Staff of the US National Transportation Safety Board (NTSB) are investigating a near midair collision of a US Airways Airbus A319 and a Cargolux Boeing 747.

The incident occurred on 21 May at Anchorage International airport when the two aircraft came within an estimated 100ft vertically and within .33 mile of laterally as the Cargolux 747 was departing the airport and the A319 was executing a go-around.

The US Airways A319, inbound from Phoenix on runway 14, had 138 passengers and crew onboard. The 747 was departing Anchorage en route to Chicago on runway 25R.

NTSB says the incident occurred at 12:10am Alaska Daylight Savings Time in night visual meteorological conditions with 10 miles of visibility.

The Traffic Collision Avoidance System (TCAS) report from the A319 crew shows that as the airport was approaching Anchorage the crew initiated a missed approach due to the effects of tailwinds in the approach path.

NTSB explains the tower controller instructed the A319 to turn right, heading 300 and report the departing 747 in sight.

Once the A319 crew reported seeing the 747, the controller instructed the US Airways crew to maintain visual separation from the 747, climb to 3,000ft and turn right heading 320.

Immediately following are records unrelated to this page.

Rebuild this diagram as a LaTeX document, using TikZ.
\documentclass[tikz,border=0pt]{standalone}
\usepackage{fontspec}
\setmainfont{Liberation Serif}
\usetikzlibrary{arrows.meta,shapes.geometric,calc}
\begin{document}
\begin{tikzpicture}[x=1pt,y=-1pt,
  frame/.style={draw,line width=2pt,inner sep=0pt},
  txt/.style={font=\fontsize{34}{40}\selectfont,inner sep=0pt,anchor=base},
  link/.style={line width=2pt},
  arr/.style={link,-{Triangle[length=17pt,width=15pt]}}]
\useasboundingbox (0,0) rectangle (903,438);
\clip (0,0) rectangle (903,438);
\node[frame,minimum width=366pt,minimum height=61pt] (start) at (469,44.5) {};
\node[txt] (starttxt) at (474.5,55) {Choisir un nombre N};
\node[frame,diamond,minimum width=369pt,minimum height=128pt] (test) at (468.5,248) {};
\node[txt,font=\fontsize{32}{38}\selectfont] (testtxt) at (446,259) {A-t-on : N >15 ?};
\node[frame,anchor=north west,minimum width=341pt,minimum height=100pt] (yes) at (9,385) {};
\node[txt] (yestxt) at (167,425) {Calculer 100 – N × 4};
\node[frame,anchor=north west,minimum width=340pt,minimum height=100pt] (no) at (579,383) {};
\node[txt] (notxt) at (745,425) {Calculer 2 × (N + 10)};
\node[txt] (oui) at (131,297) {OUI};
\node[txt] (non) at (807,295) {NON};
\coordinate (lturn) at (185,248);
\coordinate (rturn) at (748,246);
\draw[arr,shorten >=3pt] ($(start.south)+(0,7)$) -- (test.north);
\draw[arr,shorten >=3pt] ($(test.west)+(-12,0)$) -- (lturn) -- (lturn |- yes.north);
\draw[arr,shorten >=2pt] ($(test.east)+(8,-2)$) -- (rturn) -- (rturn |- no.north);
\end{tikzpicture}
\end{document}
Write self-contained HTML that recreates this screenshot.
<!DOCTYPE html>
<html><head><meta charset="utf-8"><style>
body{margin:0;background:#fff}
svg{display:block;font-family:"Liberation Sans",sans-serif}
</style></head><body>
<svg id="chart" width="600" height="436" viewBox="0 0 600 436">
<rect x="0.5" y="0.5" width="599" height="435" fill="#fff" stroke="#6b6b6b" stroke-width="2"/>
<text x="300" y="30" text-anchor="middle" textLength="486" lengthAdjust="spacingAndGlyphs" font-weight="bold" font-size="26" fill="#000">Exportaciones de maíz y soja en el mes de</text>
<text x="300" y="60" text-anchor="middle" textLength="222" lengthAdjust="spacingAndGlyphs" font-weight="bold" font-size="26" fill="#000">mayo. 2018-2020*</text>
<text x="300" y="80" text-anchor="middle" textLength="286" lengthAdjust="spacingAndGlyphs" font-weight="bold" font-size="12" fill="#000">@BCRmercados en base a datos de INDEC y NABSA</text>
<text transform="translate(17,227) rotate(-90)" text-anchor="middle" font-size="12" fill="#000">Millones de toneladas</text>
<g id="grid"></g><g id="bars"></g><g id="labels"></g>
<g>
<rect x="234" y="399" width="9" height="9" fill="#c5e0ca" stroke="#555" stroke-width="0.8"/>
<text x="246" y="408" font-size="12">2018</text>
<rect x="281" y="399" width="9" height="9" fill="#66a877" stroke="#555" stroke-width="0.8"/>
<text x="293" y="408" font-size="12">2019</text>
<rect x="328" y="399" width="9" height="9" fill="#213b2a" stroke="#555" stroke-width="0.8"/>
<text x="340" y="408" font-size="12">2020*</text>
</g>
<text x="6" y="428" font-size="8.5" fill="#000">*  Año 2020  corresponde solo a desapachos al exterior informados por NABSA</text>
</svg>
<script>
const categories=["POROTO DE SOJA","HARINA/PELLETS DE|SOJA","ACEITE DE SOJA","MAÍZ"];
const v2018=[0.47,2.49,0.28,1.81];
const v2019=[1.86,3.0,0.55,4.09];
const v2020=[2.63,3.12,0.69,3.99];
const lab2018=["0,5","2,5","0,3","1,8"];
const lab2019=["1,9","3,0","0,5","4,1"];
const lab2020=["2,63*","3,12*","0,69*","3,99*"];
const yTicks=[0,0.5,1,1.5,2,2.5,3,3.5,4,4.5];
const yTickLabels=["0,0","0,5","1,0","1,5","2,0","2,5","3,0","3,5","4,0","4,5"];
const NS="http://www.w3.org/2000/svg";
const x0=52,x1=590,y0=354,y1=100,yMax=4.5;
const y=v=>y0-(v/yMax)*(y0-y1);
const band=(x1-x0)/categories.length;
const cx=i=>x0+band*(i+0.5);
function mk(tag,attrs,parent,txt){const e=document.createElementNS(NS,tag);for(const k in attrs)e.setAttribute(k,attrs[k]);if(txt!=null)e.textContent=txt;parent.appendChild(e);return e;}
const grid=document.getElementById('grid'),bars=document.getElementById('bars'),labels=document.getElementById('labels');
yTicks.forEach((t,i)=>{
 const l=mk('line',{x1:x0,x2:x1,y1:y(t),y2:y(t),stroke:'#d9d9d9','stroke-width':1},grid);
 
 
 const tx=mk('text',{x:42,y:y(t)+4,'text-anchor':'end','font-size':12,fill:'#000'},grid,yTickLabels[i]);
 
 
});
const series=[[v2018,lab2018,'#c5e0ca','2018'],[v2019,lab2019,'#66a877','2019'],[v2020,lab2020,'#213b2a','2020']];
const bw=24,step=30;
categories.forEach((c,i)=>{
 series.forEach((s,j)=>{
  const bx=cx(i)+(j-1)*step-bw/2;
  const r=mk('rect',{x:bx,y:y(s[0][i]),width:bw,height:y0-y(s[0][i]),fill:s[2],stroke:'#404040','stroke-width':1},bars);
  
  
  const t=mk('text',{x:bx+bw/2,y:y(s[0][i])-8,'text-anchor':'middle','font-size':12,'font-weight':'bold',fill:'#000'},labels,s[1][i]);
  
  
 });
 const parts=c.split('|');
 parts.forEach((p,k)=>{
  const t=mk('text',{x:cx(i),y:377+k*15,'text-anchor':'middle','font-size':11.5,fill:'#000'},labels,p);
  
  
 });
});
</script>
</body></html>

The A319 refused the right turn "because the turn would have put their flight in the direct conflict with the 747", says NTSB. The crew then received a resolution advisory to monitor vertical speed and the pilots flying the A319 complied with the descent command.

But during descent the A319 pilots lost sight of the 747, and at about 1700ft above ground level the A319 crew received and aural "clear of conflict" command.